### Challenge
Reproduce the entries shown below only from the line with "Emit a web page" down to the line with "5 * 107.25]);", keeping both end lines and copying each one exactly.

### Available data
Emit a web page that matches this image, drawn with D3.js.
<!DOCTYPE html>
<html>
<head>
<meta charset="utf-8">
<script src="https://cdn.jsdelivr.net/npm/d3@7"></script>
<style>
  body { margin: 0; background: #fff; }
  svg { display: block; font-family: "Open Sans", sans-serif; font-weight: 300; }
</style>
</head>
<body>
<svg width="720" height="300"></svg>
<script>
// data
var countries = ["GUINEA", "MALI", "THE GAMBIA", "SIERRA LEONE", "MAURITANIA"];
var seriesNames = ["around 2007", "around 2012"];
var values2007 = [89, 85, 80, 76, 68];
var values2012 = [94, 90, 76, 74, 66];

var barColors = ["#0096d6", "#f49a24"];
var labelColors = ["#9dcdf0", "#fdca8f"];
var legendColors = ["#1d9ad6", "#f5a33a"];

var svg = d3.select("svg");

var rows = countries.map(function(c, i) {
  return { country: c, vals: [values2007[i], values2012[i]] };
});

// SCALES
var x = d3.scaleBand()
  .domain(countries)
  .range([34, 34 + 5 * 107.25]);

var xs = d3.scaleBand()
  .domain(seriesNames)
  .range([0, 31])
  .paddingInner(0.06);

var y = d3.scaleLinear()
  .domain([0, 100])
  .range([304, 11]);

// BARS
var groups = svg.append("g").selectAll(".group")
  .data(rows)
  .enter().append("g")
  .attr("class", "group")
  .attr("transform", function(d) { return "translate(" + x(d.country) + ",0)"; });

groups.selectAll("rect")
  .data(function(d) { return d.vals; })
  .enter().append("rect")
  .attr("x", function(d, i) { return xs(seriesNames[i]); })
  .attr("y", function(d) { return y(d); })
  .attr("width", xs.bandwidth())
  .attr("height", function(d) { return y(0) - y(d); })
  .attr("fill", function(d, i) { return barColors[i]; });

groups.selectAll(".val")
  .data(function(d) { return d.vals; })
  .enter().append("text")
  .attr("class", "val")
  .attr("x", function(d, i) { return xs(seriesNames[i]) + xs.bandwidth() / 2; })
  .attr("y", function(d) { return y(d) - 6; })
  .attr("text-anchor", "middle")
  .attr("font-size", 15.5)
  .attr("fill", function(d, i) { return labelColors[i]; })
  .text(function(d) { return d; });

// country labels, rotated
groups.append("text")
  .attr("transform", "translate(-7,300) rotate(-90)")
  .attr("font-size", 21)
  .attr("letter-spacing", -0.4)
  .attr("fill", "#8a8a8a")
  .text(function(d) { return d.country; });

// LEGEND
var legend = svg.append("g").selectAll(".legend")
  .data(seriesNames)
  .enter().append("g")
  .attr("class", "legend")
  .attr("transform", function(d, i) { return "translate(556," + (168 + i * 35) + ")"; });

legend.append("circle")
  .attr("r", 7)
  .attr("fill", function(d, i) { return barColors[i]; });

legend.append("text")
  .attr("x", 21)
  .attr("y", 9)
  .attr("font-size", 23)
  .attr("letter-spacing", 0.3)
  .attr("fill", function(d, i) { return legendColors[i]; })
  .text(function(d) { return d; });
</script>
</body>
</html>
...
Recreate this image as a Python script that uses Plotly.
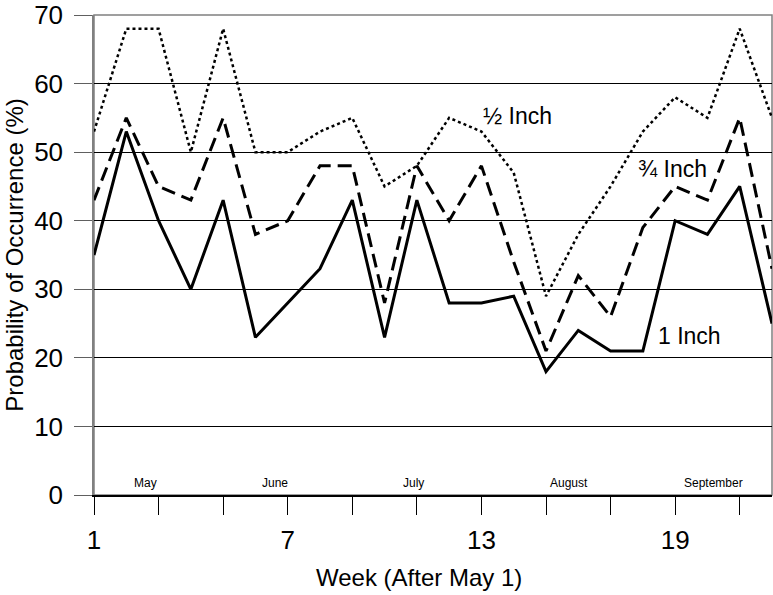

### Response to this task
Emit a web page that matches this image, drawn with D3.js.
<!DOCTYPE html>
<html>
<head>
<meta charset="utf-8">
<script src="https://cdn.jsdelivr.net/npm/d3@7"></script>
<style>
  body { margin: 0; background: #fff; }
  svg { display: block; font-family: "Open Sans", sans-serif; font-weight: 300; }
</style>
</head>
<body>
<svg width="720" height="300"></svg>
<script>
// data
var countries = ["GUINEA", "MALI", "THE GAMBIA", "SIERRA LEONE", "MAURITANIA"];
var seriesNames = ["around 2007", "around 2012"];
var values2007 = [89, 85, 80, 76, 68];
var values2012 = [94, 90, 76, 74, 66];

var barColors = ["#0096d6", "#f49a24"];
var labelColors = ["#9dcdf0", "#fdca8f"];
var legendColors = ["#1d9ad6", "#f5a33a"];

var svg = d3.select("svg");

var rows = countries.map(function(c, i) {
  return { country: c, vals: [values2007[i], values2012[i]] };
});

// SCALES
var x = d3.scaleBand()
  .domain(countries)
  .range([34, 34 + 5 * 107.25]);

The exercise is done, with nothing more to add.